The Company is in the second year of its three-year transformation plan which is focused on three pillars - reducing cost, improving financial resilience and investing in growth.
To achieve its plan, the Company recognizes the need to focus on the foundations of its business and drive a performance-based culture. This will increase its ability to drive results and deliver steady execution going forward. While the Company is addressing challenges in the business, it is moving forward with urgency, focusing on the following key elements of its roadmap to growth:
Deliver a Seamless, Competitive Representative Experience - investment to upgrade systems and drive mobile connectivity in its markets to make doing business easier for our Representatives;
Insightful Data & Analytics - improve the Company's ability to support the Representative and help her run her business more effectively through deeper insight and analytics into Representative behavior and needs;
Rigorous Performance Management - the new executive team is a key enabler to driving a performance-based culture for ownership of results; and
Relentless Focus on Execution Capabilities - focus on developing a service mindset and enable the implementation of changes, with minimal disruption, through pilot programs that cover service from end to end.
The Company's Transformation Plan cost savings target is $230 million for 2017, which includes both run-rate savings from 2016, along with in-year savings from current year initiatives. Based on savings realized through the first nine months of 2017, the Company is within approximately $25 million of its annual savings target and is more than half way to the total cost savings targeted for the three-year Transformation Plan of $350 million. These savings have helped offset the impact of inflation.
Full-Year 2017 Outlook
"With mixed results in Q3 and some positive trends, we expect to see modest improvement continue in Q4. However, it will not be enough to overcome the slow start to 2017, and thus we expect annual results to come in below our 2017 guidance. We are focused on improving key operating metrics in our core markets, which is crucial as we exit the year and continue on our roadmap to growth. With that in mind, we remain focused on initiating the execution of key programs that will allow us to achieve our long-term goals," said Jamie Wilson, Chief Financial Officer, Avon Products, Inc.
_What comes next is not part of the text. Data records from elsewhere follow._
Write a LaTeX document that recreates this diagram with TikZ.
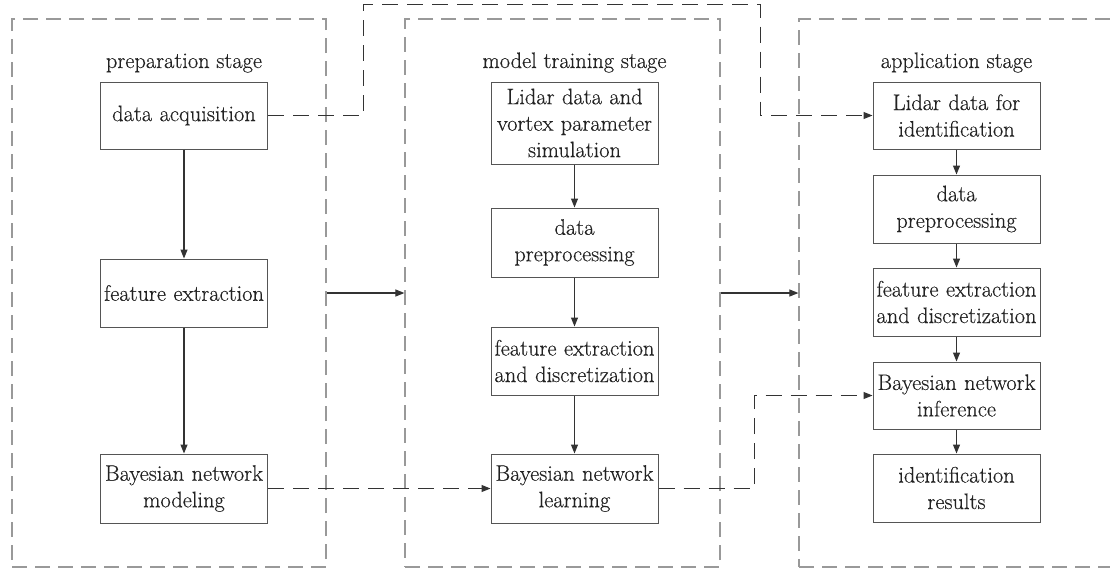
\documentclass[tikz,border=0pt]{standalone}
\usepackage{fontspec}
\setmainfont{Latin Modern Roman}[FakeBold=0.3]
\usetikzlibrary{arrows.meta}
\definecolor{boxline}{HTML}{555555}
\definecolor{txt}{HTML}{222222}
\definecolor{stageline}{HTML}{999999}
\definecolor{link}{HTML}{333333}
\tikzset{
  every node/.style={text=txt},
  stepbox/.style={draw=boxline, line width=1pt, align=center, inner sep=0pt,
    minimum width=167pt, text width=167pt,
    font=\fontsize{22.4}{26.5}\selectfont},
  stage/.style={draw=stageline, line width=1.2pt, dash pattern=on 15pt off 8pt,
    minimum height=548pt, inner sep=0pt},
  stagetitle/.style={anchor=base, font=\fontsize{22.4}{26.5}\selectfont},
  flow/.style={draw=link, line width=1.1pt, -{Triangle[length=9pt,width=7pt]}},
  dflow/.style={draw=link, line width=1pt, dash pattern=on 16pt off 9pt,
    -{Triangle[length=9pt,width=7pt]}}
}
\begin{document}
\begin{tikzpicture}[x=1pt, y=-1pt]
\clip (0,0) rectangle (1110,571);
\fill[white] (0,0) rectangle (1110,571);

% stage frames
\node[stage, minimum width=314pt] (c1) at (169,293) {};
\node[stage, minimum width=315pt] (c2) at (562.5,293) {};
\node[stage, minimum width=330pt] (c3) at (964,293) {};

% stage titles
\node[stagetitle] (t1) at (184,68) {preparation stage};
\node[stagetitle] (t2) at (574.5,68) {model training stage};
\node[stagetitle] (t3) at (956.5,68) {application stage};

% preparation stage
\node[stepbox, minimum height=67pt] (da)  at (184,115.5) {data acquisition};
\node[stepbox, minimum height=68pt] (fe1) at (184,293) {feature extraction};
\node[stepbox, minimum height=69pt] (bm)  at (184,488.5) {Bayesian network\\modeling};

% model training stage
\node[stepbox, minimum height=82pt] (ld)  at (574.5,123) {Lidar data and\\vortex parameter\\simulation};
\node[stepbox, minimum height=69pt] (dp2) at (574.5,242.5) {data\\preprocessing};
\node[stepbox, minimum height=68pt] (fe2) at (574.5,361) {feature extraction\\and discretization};
\node[stepbox, minimum height=69pt] (bl)  at (574.5,488.5) {Bayesian network\\learning};

% application stage
\node[stepbox, minimum height=67pt] (li)  at (956.5,115.5) {Lidar data for\\identification};
\node[stepbox, minimum height=68pt] (dp3) at (956.5,209) {data\\preprocessing};
\node[stepbox, minimum height=68pt] (fe3) at (956.5,302) {feature extraction\\and discretization};
\node[stepbox, minimum height=67pt] (bi)  at (956.5,395.5) {Bayesian network\\inference};
\node[stepbox, minimum height=68pt] (ir)  at (956.5,488) {identification\\results};

% vertical flows
\draw[flow] (da) -- (fe1);
\draw[flow] (fe1) -- (bm);
\draw[flow] (ld) -- (dp2);
\draw[flow] (dp2) -- (fe2);
\draw[flow] (fe2) -- (bl);
\draw[flow] (li) -- (dp3);
\draw[flow] (dp3) -- (fe3);
\draw[flow] (fe3) -- (bi);
\draw[flow] (bi) -- (ir);

% stage to stage
\draw[flow] (c1.east) -- (c2.west);
\draw[flow] (c2.east) -- (c3.west);

% dashed data links
\coordinate (ua) at (363,4.5);
\coordinate (ub) at (760,4.5);
\draw[dflow] (da.east) -| (ua) -- (ub) |- (li.west);
\draw[dflow] (bm.east) -- (bl.west);
\coordinate (lb) at (754,488.5);
\draw[dflow] (bl.east) -- (lb) |- (bi.west);
\end{tikzpicture}
\end{document}
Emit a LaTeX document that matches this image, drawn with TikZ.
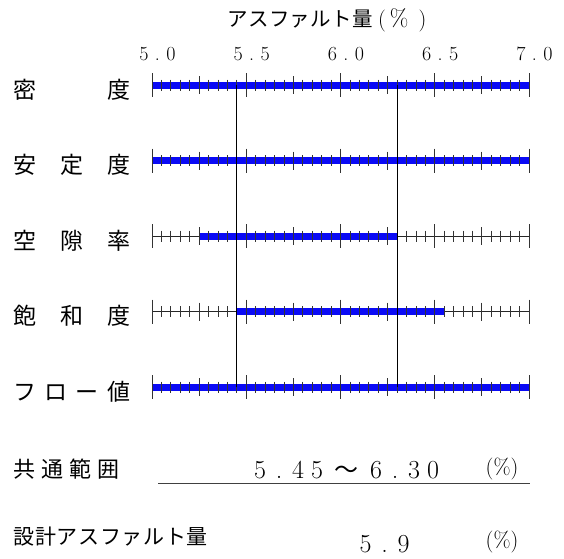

Management has been focused on fixing the business fundamentals to improve operating performance, particularly in its largest markets. After a slow start to the year, management is encouraged by the traction that it saw in key financial areas as it exited the quarter, including improving run rates for both constant-dollar revenue and Adjusted operating margin. Management expects to see continued improvement in the fourth quarter, with flat to slightly positive performance compared to last year in constant-dollar revenue and Adjusted operating margin. Management expects to meet its 2017 cost savings target and deliver positive free cash flow for the year, enhanced by slower than planned capital expenditures in the year.